I have fairly normal, very fair skin, but at age 38 and with two young children, the skin on my nose, cheeks, and chin gets red and hot. Do you think it is rosacea and if so, do you have any specific recommendations?

Usually hot and red are indications of a possible rosacea condition. My first recommendation is to read up on the subject and educate yourself. After reading enough material, you may find that you have many of the symptoms of rosacea. If so, you really ought to get diagnosed by a dermatologist—to be sure—and then try the different topical medications that may indeed help your red and hot skin. Some people find the topical medicines effective, others do not. Reading and understanding more about your triggers and how to manage this disease (if you indeed have it) is the best first step to helping to control the symptoms.
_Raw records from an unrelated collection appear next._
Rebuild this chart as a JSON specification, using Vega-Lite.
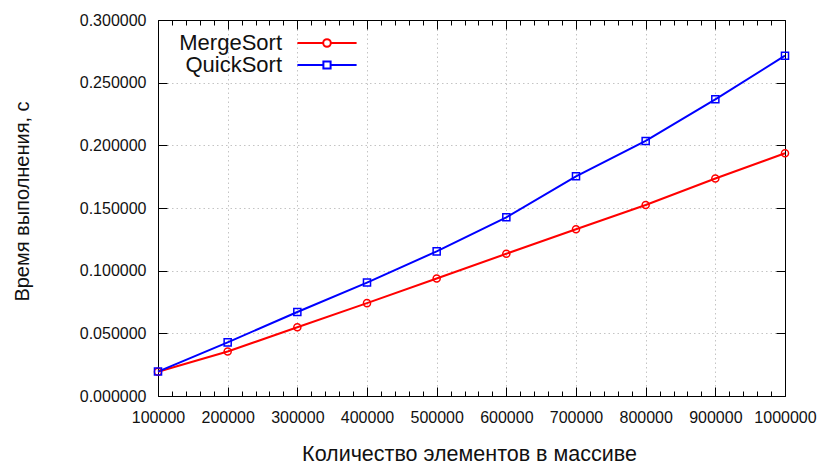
{
  "$schema": "https://vega.github.io/schema/vega-lite/v6.json",
  "width": 627,
  "height": 376,
  "autosize": {"type": "none"},
  "padding": {"left": 158, "top": 20, "right": 35, "bottom": 68},
  "config": {
    "font": "Liberation Sans",
    "view": {"stroke": null},
    "axis": {"domainColor": "#000000", "tickColor": "#000000", "labelColor": "#111111", "titleColor": "#111111", "labelFont": "Liberation Sans", "titleFont": "Liberation Sans", "titleFontWeight": "normal"}
  },
  "datasets": {
    "times": [
      {"n": 100000, "algo": "MergeSort", "t": 0.0193},
      {"n": 200000, "algo": "MergeSort", "t": 0.0355},
      {"n": 300000, "algo": "MergeSort", "t": 0.0548},
      {"n": 400000, "algo": "MergeSort", "t": 0.0741},
      {"n": 500000, "algo": "MergeSort", "t": 0.0938},
      {"n": 600000, "algo": "MergeSort", "t": 0.1135},
      {"n": 700000, "algo": "MergeSort", "t": 0.1330},
      {"n": 800000, "algo": "MergeSort", "t": 0.1524},
      {"n": 900000, "algo": "MergeSort", "t": 0.1735},
      {"n": 1000000, "algo": "MergeSort", "t": 0.1937},
      {"n": 100000, "algo": "QuickSort", "t": 0.0195},
      {"n": 200000, "algo": "QuickSort", "t": 0.0428},
      {"n": 300000, "algo": "QuickSort", "t": 0.0670},
      {"n": 400000, "algo": "QuickSort", "t": 0.0905},
      {"n": 500000, "algo": "QuickSort", "t": 0.1154},
      {"n": 600000, "algo": "QuickSort", "t": 0.1426},
      {"n": 700000, "algo": "QuickSort", "t": 0.1753},
      {"n": 800000, "algo": "QuickSort", "t": 0.2035},
      {"n": 900000, "algo": "QuickSort", "t": 0.2367},
      {"n": 1000000, "algo": "QuickSort", "t": 0.2715}
    ]
  },
  "data": {"name": "times"},
  "layer": [
    {
      "mark": {"type": "line", "strokeWidth": 2},
      "encoding": {
        "x": {"field": "n", "type": "quantitative", "scale": {"domain": [100000, 1000000], "nice": false, "zero": false},
          "axis": {"orient": "bottom", "values": [100000, 200000, 300000, 400000, 500000, 600000, 700000, 800000, 900000, 1000000], "format": "d", "ticks": false, "labelFontSize": 16, "labelPadding": 13, "labelFlush": false, "labelOverlap": false, "grid": true, "gridColor": "#c4c4c4", "gridDash": [1.5, 3], "gridWidth": 1, "domain": true, "title": "Количество элементов в массиве", "titleFontSize": 21.5, "titleX": 311, "titleY": 64, "titleBaseline": "alphabetic", "titleAlign": "center"}},
        "y": {"field": "t", "type": "quantitative", "scale": {"domain": [0, 0.3], "nice": false},
          "axis": {"orient": "left", "values": [0, 0.05, 0.1, 0.15, 0.2, 0.25, 0.3], "format": ".6f", "ticks": false, "labelFontSize": 16, "labelPadding": 12, "labelFlush": false, "labelOverlap": false, "grid": true, "gridColor": "#c4c4c4", "gridDash": [1.5, 3], "gridWidth": 1, "domain": true, "title": "Время выполнения, с", "titleFontSize": 20, "titleAngle": -90, "titleX": -136, "titleY": 181, "titleBaseline": "middle", "titleAlign": "center"}},
        "color": {"field": "algo", "type": "nominal", "scale": {"domain": ["MergeSort", "QuickSort"], "range": ["#ff0000", "#0000ff"]},
          "legend": {"orient": "none", "legendX": 158, "legendY": 12, "title": null, "padding": 0, "labelFontSize": 22, "labelFont": "Liberation Sans", "labelColor": "#111111", "labelAlign": "right", "labelOffset": -56, "symbolSize": 64, "rowPadding": 0, "symbolStrokeWidth": 2,
            "encode": {"symbols": {"update": {"fill": {"value": "transparent"}, "shape": {"signal": "datum.value === 'MergeSort' ? 'M-7.4,0L-0.95,0M0.95,0L7.4,0M0.95,0A0.95,0.95,0,1,1,-0.95,0A0.95,0.95,0,1,1,0.95,0Z' : 'M-7.4,0L-0.9,0M0.9,0L7.4,0M-0.9,-0.9L0.9,-0.9L0.9,0.9L-0.9,0.9Z'"}}}}}}
      }
    },
    {
      "transform": [{"filter": "datum.algo === 'MergeSort'"}],
      "mark": {"type": "point", "shape": "circle", "filled": false, "size": 50, "strokeWidth": 1.5, "opacity": 1},
      "encoding": {
        "x": {"field": "n", "type": "quantitative", "axis": {"orient": "top", "values": [100000, 200000, 300000, 400000, 500000, 600000, 700000, 800000, 900000, 1000000], "labels": false, "ticks": true, "tickSize": -9, "grid": false, "domain": true, "title": null}},
        "y": {"field": "t", "type": "quantitative", "axis": {"orient": "right", "values": [0, 0.05, 0.1, 0.15, 0.2, 0.25, 0.3], "labels": false, "ticks": true, "tickSize": -9, "grid": false, "domain": true, "title": null}},
        "color": {"field": "algo", "type": "nominal", "legend": null}
      }
    },
    {
      "transform": [{"filter": "datum.algo === 'QuickSort'"}],
      "mark": {"type": "point", "shape": "square", "filled": false, "size": 50, "strokeWidth": 1.5, "opacity": 1},
      "encoding": {
        "x": {"field": "n", "type": "quantitative", "axis": null},
        "y": {"field": "t", "type": "quantitative", "axis": null},
        "color": {"field": "algo", "type": "nominal", "legend": null}
      }
    },
    {
      "mark": {"type": "point", "opacity": 0},
      "encoding": {
        "x": {"field": "n", "type": "quantitative", "axis": {"orient": "bottom", "values": [100000, 200000, 300000, 400000, 500000, 600000, 700000, 800000, 900000, 1000000], "labels": false, "ticks": true, "tickSize": -9, "grid": false, "domain": false, "title": null}},
        "y": {"field": "t", "type": "quantitative", "axis": {"orient": "left", "values": [0, 0.05, 0.1, 0.15, 0.2, 0.25, 0.3], "labels": false, "ticks": true, "tickSize": -9, "grid": false, "domain": false, "title": null}}
      }
    },
    {
      "mark": {"type": "point", "opacity": 0},
      "encoding": {
        "x": {"field": "n", "type": "quantitative", "axis": {"orient": "bottom", "values": [120000, 140000, 160000, 180000, 220000, 240000, 260000, 280000, 320000, 340000, 360000, 380000, 420000, 440000, 460000, 480000, 520000, 540000, 560000, 580000, 620000, 640000, 660000, 680000, 720000, 740000, 760000, 780000, 820000, 840000, 860000, 880000, 920000, 940000, 960000, 980000], "labels": false, "ticks": true, "tickSize": -5, "grid": false, "domain": false, "title": null}},
        "y": {"field": "t", "type": "quantitative", "axis": null}
      }
    },
    {
      "mark": {"type": "point", "opacity": 0},
      "encoding": {
        "x": {"field": "n", "type": "quantitative", "axis": {"orient": "top", "values": [120000, 140000, 160000, 180000, 220000, 240000, 260000, 280000, 320000, 340000, 360000, 380000, 420000, 440000, 460000, 480000, 520000, 540000, 560000, 580000, 620000, 640000, 660000, 680000, 720000, 740000, 760000, 780000, 820000, 840000, 860000, 880000, 920000, 940000, 960000, 980000], "labels": false, "ticks": true, "tickSize": -5, "grid": false, "domain": false, "title": null}},
        "y": {"field": "t", "type": "quantitative", "axis": null}
      }
    }
  ],
  "resolve": {"axis": {"x": "independent", "y": "independent"}}
}
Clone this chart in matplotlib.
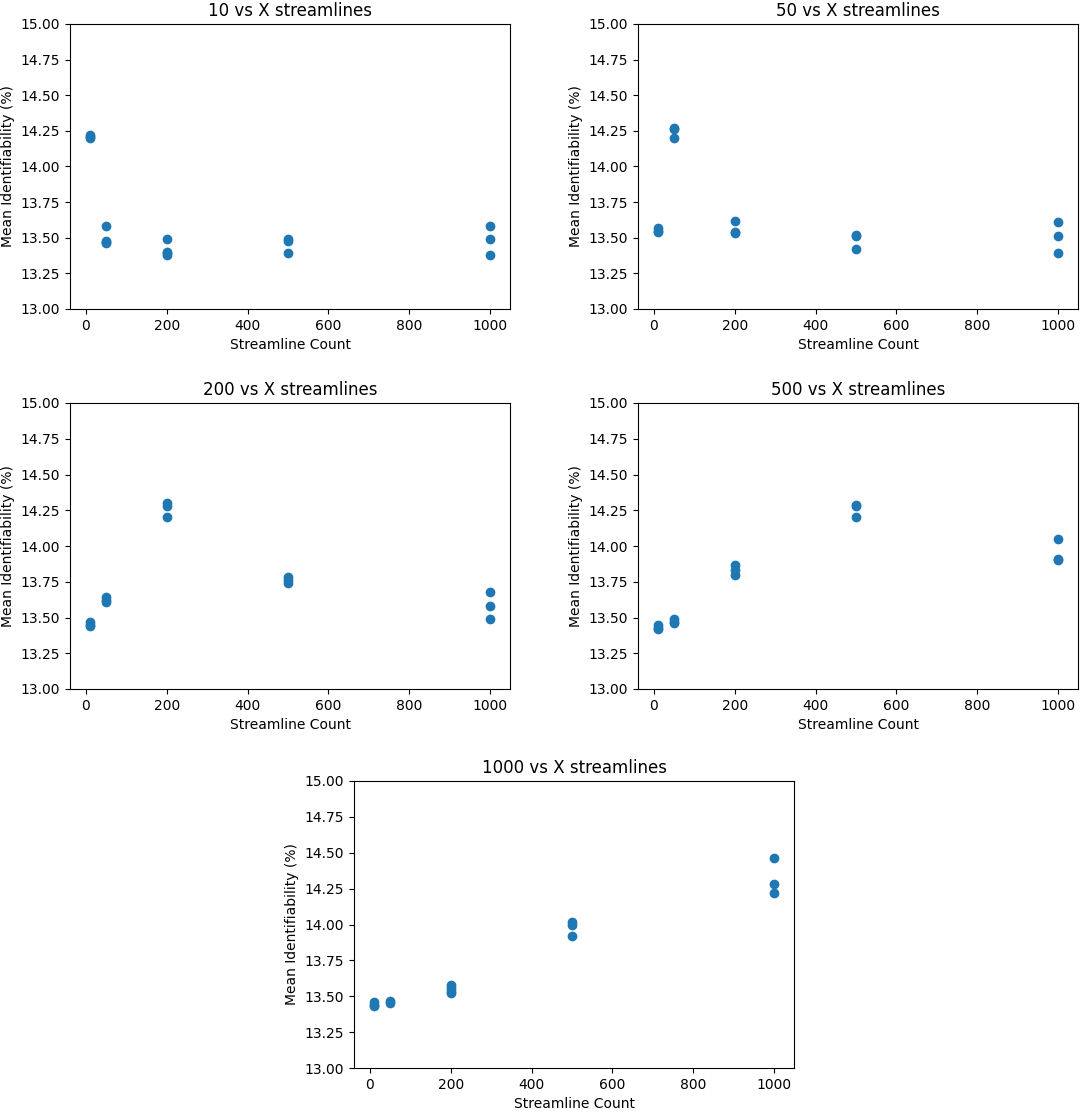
import matplotlib
matplotlib.use("Agg")
import matplotlib.pyplot as plt

# x categories (streamline counts)
counts = [10, 50, 200, 500, 1000]

# values per panel: list of repeated measurements for each count
p10 = {
    10: [14.22, 14.21, 14.20],
    50: [13.58, 13.48, 13.47, 13.46],
    200: [13.49, 13.40, 13.39, 13.38],
    500: [13.49, 13.48, 13.39],
    1000: [13.58, 13.49, 13.38],
}
p50 = {
    10: [13.57, 13.55, 13.54],
    50: [14.27, 14.26, 14.20],
    200: [13.62, 13.54, 13.53],
    500: [13.52, 13.51, 13.42],
    1000: [13.61, 13.51, 13.39],
}
p200 = {
    10: [13.47, 13.45, 13.44],
    50: [13.64, 13.62, 13.61],
    200: [14.30, 14.28, 14.20],
    500: [13.78, 13.76, 13.74],
    1000: [13.68, 13.58, 13.49],
}
p500 = {
    10: [13.45, 13.43, 13.42],
    50: [13.49, 13.47, 13.46],
    200: [13.87, 13.83, 13.80],
    500: [14.29, 14.28, 14.20],
    1000: [14.05, 13.91, 13.90],
}
p1000 = {
    10: [13.46, 13.44, 13.43],
    50: [13.47, 13.45],
    200: [13.58, 13.56, 13.54, 13.52],
    500: [14.015, 14.00, 13.92],
    1000: [14.46, 14.285, 14.22],
}
titles = ["10 vs X streamlines", "50 vs X streamlines", "200 vs X streamlines",
          "500 vs X streamlines", "1000 vs X streamlines"]
panels = [p10, p50, p200, p500, p1000]

W, H = 1084, 1112
fig = plt.figure(figsize=(W / 100, H / 100), dpi=100)

# axes boxes in pixels: (left, top, right, bottom)
boxes = [
    (70, 24, 510, 309),
    (638, 24, 1078, 309),
    (70, 403, 510, 689),
    (638, 403, 1078, 689),
    (354, 781, 794, 1068),
]

for box, title, data in zip(boxes, titles, panels):
    l, t, r, b = box
    ax = fig.add_axes([l / W, 1 - b / H, (r - l) / W, (b - t) / H])
    xs, ys = [], []
    for c in counts:
        for v in data[c]:
            xs.append(c)
            ys.append(v)
    ax.scatter(xs, ys, color="#1f77b4")
    ax.set_ylim(13.0, 15.0)
    ax.set_title(title, fontsize=12)
    ax.set_xlabel("Streamline Count")
    ax.set_ylabel("Mean Identifiability (%)")

fig.savefig("out.png", dpi=100)
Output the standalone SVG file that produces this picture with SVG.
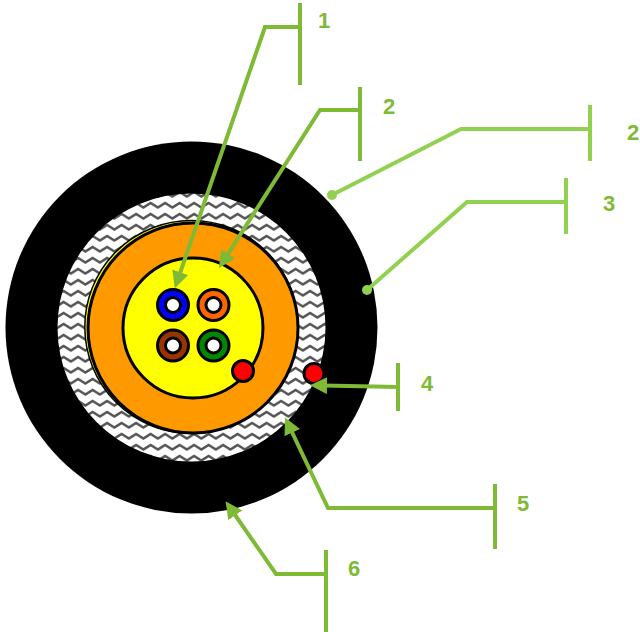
<svg xmlns="http://www.w3.org/2000/svg" width="640" height="632" viewBox="0 0 640 632">
<defs>
<pattern id="zig" width="14.500" height="11" patternUnits="userSpaceOnUse" x="2" y="2">
<rect width="14.500" height="11" fill="#fff"/>
<path d="M-3.625 7.500L3.625 3L10.875 7.500L18.125 3" fill="none" stroke="#555" stroke-width="2.400"/>
</pattern>
<marker id="a" markerUnits="userSpaceOnUse" markerWidth="20" markerHeight="20" refX="4" refY="8.500" orient="auto"><path d="M0 0L17 8.500L0 17z" fill="#7fba37"/></marker>
</defs>
<style>
.l{fill:none;stroke:#7fba37;stroke-width:4}
.m{fill:none;stroke:#92d050;stroke-width:4}
.k{stroke:#000;stroke-width:3}
.w{fill:#fff;stroke:#000;stroke-width:3}
text{font:bold 22px "Liberation Sans",Arial,sans-serif;fill:#7fba37}
</style>
<g id="jacket"><circle cx="191.500" cy="327.500" r="186"/></g>
<g id="armor"><circle cx="191.500" cy="327.500" r="134" fill="url(#zig)"/></g>
<g id="tape"><circle cx="191.300" cy="327" r="106.500" fill="#ff0" stroke="#000" stroke-width="1.500"/></g>
<g id="sheath"><circle cx="193" cy="328" r="105" fill="#f90" class="k"/></g>
<g id="core"><circle cx="193" cy="328" r="70" fill="#ff0" class="k"/></g>
<g id="fiber-blue"><circle cx="173" cy="305" r="15.500" fill="#00f" class="k"/><circle cx="173" cy="305" r="7.500" class="w"/></g>
<g id="fiber-orange"><circle cx="213.500" cy="305" r="15.500" fill="#f60" class="k"/><circle cx="213.500" cy="305" r="7.500" class="w"/></g>
<g id="fiber-brown"><circle cx="173" cy="345.500" r="15.500" fill="#930" class="k"/><circle cx="173" cy="345.500" r="7.500" class="w"/></g>
<g id="fiber-green"><circle cx="213.500" cy="345.500" r="15.500" fill="#080" class="k"/><circle cx="213.500" cy="345.500" r="7.500" class="w"/></g>
<g id="rip-inner"><circle cx="243" cy="371" r="10.500" fill="#f00" class="k"/></g>
<g id="rip-outer"><circle cx="314" cy="373.500" r="10" fill="#f00" class="k"/></g>
<g id="connectors">
<path class="l" d="M300 27H265L179 276" marker-end="url(#a)"/>
<path class="l" d="M300 3V85"/>
<path class="l" d="M360 110H320L226 257" marker-end="url(#a)"/>
<path class="l" d="M360 87V161"/>
<path class="m" d="M590 129H461L332 195"/>
<path class="m" d="M590 105V161"/>
<circle cx="332" cy="195" r="5" fill="#92d050"/>
<path class="m" d="M566 202H467L367 290"/>
<path class="m" d="M566 178V234"/>
<circle cx="367" cy="290" r="5" fill="#92d050"/>
<path class="l" d="M398 387L323 385.500" marker-end="url(#a)"/>
<path class="l" d="M398 363V411"/>
<path class="l" d="M495 508H328L290.500 429" marker-end="url(#a)"/>
<path class="l" d="M495 484V549"/>
<path class="l" d="M326 574H276L233 512" marker-end="url(#a)"/>
<path class="l" d="M326 550V632"/>
</g>
<g id="labels">
<text x="318" y="28">1</text>
<text x="383" y="114">2</text>
<text x="627" y="140">2</text>
<text x="603" y="211">3</text>
<text x="421" y="391">4</text>
<text x="517" y="511">5</text>
<text x="348" y="576">6</text>
</g>
</svg>
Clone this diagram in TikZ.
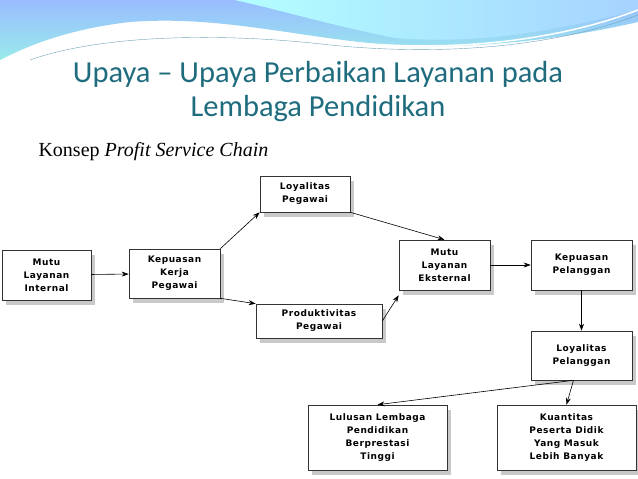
\documentclass[tikz,border=0pt]{standalone}
\usepackage{fontspec}
\setmainfont{Liberation Serif}
\newfontfamily\titlefont{Carlito}
\newfontfamily\boxfont[LetterSpace=6]{DejaVu Sans}
\usetikzlibrary{shadows,arrows.meta}
\definecolor{titlec}{HTML}{1E6C7E}
\tikzset{
 bx/.style={draw=black!80,line width=0.6pt,fill=white,align=center,font=\boxfont\bfseries\fontsize{9}{13}\selectfont,
   drop shadow={shadow xshift=4pt,shadow yshift=-5pt,fill=black!35,opacity=0.6},inner sep=0pt},
 ar/.style={-{Stealth[length=7pt,width=5pt]},line width=0.6pt}
}
\begin{document}
\begin{tikzpicture}[x=1pt,y=-1pt]
\useasboundingbox (0,0) rectangle (638,479);
\fill[white] (0,0) rectangle (638,479);
% header waves
\shade[top color=cyan!35!blue!40,bottom color=cyan!60!teal!40] (0,0) -- (638,0) -- (638,22) .. controls (560,40) and (470,50) .. (390,45) .. controls (300,38) and (220,15) .. (130,22) .. controls (60,30) and (20,50) .. (0,60) -- cycle;
\shade[left color=cyan!30!white,right color=cyan!50!blue!35] (235,0) -- (638,0) -- (638,10) .. controls (560,30) and (480,45) .. (395,38) .. controls (330,25) and (280,10) .. (235,0) -- cycle;
\draw[white,line width=1.5pt] (20,60) .. controls (90,30) and (220,25) .. (330,40) .. controls (450,55) and (560,40) .. (638,10);
\draw[cyan!40!gray,line width=0.4pt] (30,60) .. controls (100,35) and (220,32) .. (330,45) .. controls (450,57) and (560,45) .. (638,15);
% title
\node[font=\titlefont\fontsize{30.5}{34}\selectfont,text=titlec,align=center] (title) at (318,92) {Upaya – Upaya Perbaikan Layanan pada\\Lembaga Pendidikan};
\node[font=\fontsize{20}{22}\selectfont,anchor=west] (sub) at (35,152) {Konsep \textit{Profit Service Chain}};
% boxes
\node[bx,minimum width=89,minimum height=50] (mli) at (46.5,275) {Mutu\\Layanan\\Internal};
\node[bx,minimum width=91,minimum height=49] (kkp) at (174.5,273.5) {Kepuasan\\Kerja\\Pegawai};
\node[bx,minimum width=90,minimum height=36] (lp) at (305,194) {Loyalitas\\Pegawai};
\node[bx,minimum width=126,minimum height=34] (pp) at (319,321) {Produktivitas\\Pegawai};
\node[bx,minimum width=91,minimum height=50] (mle) at (444.5,265) {Mutu\\Layanan\\Eksternal};
\node[bx,minimum width=101,minimum height=50] (kpl) at (581.5,265) {Kepuasan\\Pelanggan};
\node[bx,minimum width=101,minimum height=49] (lpl) at (581.5,355.5) {Loyalitas\\Pelanggan};
\node[bx,minimum width=139,minimum height=65] (lul) at (377.5,437.5) {Lulusan Lembaga\\Pendidikan\\Berprestasi\\Tinggi};
\node[bx,minimum width=139,minimum height=65] (kua) at (566.5,437.5) {Kuantitas\\Peserta Didik\\Yang Masuk\\Lebih Banyak};
% arrows
\draw[ar] (mli) -- (kkp);
\draw[ar] (kkp.north east) -- (lp.south west);
\draw[ar] (kkp.south east) -- (pp.north west);
\draw[ar] (lp.south east) -- (mle.north);
\draw[ar] (pp.east) -- ([yshift=-5pt]mle.south west);
\draw[ar] (mle) -- (kpl);
\draw[ar] (kpl) -- (lpl);
\coordinate (split) at ([xshift=-8pt]lpl.south);
\draw[ar] (split) -- (lul.north);
\draw[ar] (split) -- (kua.north);
\end{tikzpicture}
\end{document}
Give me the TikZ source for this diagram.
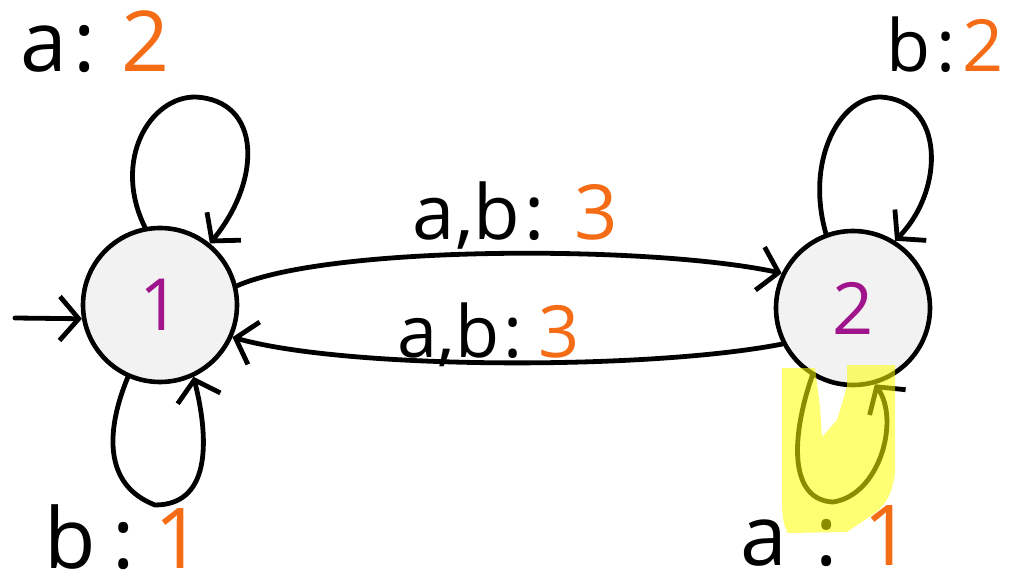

My face is not permanently red, but it tends to blush easily when I’m in a hot room. Sometimes when I’m with a lot of people my face goes red, and I find this very embarrassing. Can you suggest a good face cream that can cover this? What about creams with fruit acids?

I wonder if this woman has ever been diagnosed with rosacea. She said the redness was not permanent, but is triggered by circumstances—this could very well be the beginnings of rosacea. I realize she wants a solution. I doubt she can cover up that kind of all-encompassing redness that is probably just a temporary response to heat. Plus, using a covering cream would be treating her skin all the time for a response that only happens occasionally.

I would recommend she stay away from anything with fruit acids (AHAs). These ingredients will only serve to aggravate and possibly incite rosacea to appear. Even it she doesn’t have rosacea, she has a propensity for redness. AHAs will only worsen this problem.

Because rosacea can worsen over time, she might go to her dermatologist and, if diagnosed with rosacea, try using the topical medications and see if in the long run it helps her skin. Left untreated, a minor case of rosacea can turn into a chronic and never-ending concern.